SiriusXM expects to write down Pandora by about $1 billion, a 40% decline from the $3.5 billion price paid fewer than two years ago.

While music streaming is the star of the music industry’s renaissance, Pandora is making headlines for the opposite reason: SiriusXM expects to write down its music streaming service by about $1 billion, a 28.6% decline from the $3.5 billion price paid fewer than two years ago.

In a press release issued Thursday, the company singled out an expected impact of Pandora’s “royalty cost structure” on its financial performance. New CEO Jennifer Witz went deeper during Thursday’s Citi TMT West Conference, explaining that expected increases in per-play royalty costs will have “a meaningful impact on Pandora’s profitability” in the coming years. Not only must Pandora battle Spotify, Apple and Amazon for streaming relevance, it knows when a royalty rate hike is coming.

Witz was referring to “Web V,” the rate-setting proceeding currently before the Copyright Royalty Board, that will set the per-play royalty owed by non-interactive — the opposite of premium, on-demand access — Internet radio services from January 2021 through 2025. (Pandora also has a subscription service that pays rates negotiated with rights owners.) A rate increase could further erode margins by deepening the difference between how successfully Pandora monetizes listening time and what it pays rights holders.


In the third quarter of 2020, Pandora’s advertising revenue per thousand hours (RPM) decreased $0.87 — $85.33 to $84.46 — while licensing costs grew $1.11 — $39.05 to $40.16 (compared to Q3 of 2019). The net result was a 4.3% decrease in net revenue for each hour streamed — a significant change in the thin-margin music streaming business.

The pairing initially looked good on paper. When SiriusXM acquired Pandora in February 2019, it boasted how the streaming service was a perfect, non-overlapping fit for its satellite radio business. At the time, the satellite and streaming listenership exceeded 100 million, according to the company. But market changes have pushed SiriusXM and Pandora in opposite directions.

Also on Thursday, SiriusXM revealed it added 909,000 self-pay subscribers, net of churn, 109,000 more than expected, and finished 2020 with 30.9 million self-pay subscribers. Pandora ended September — the last period with available financial data — with 58.6 million monthly active listeners compared to 66 million when the deal closed in February 2019. Streaming competitors such as Spotify, Apple Music and Amazon — all global services — grew mightily over the same time period. Spotify in particular improved its subscriber count from 100 million to 144 million and ad-supported listeners from 123 million to 185 million.


The write-down will be a major blemish on SiriusXM’s yet-to-be-released fourth-quarter and full-year earnings.

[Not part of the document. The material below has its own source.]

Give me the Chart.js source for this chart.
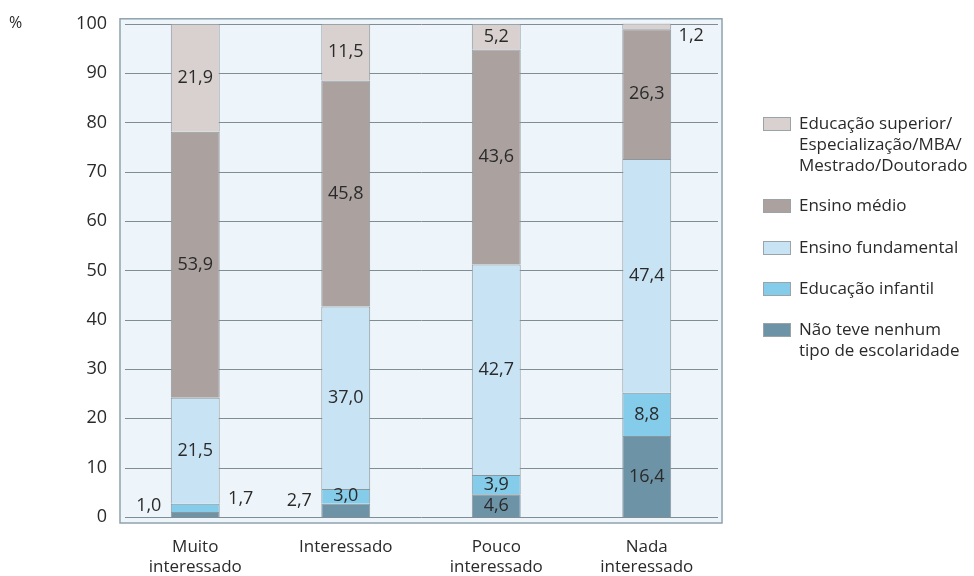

If 2020 is on par with 2019, the $1 billion impairment expense would turn net income of roughly $250 million to a net loss of $750 million. In truth, the expected write-down will be a non-cash expense that will not affect two arguably more informative metrics, earnings before interest, taxes, depreciation and amortization (EBITDA) and free cash flow.

Nevertheless, writing down an asset doesn’t reflect well on the buyer: the price was too high, performance is worse than expectations, or a combination of the two.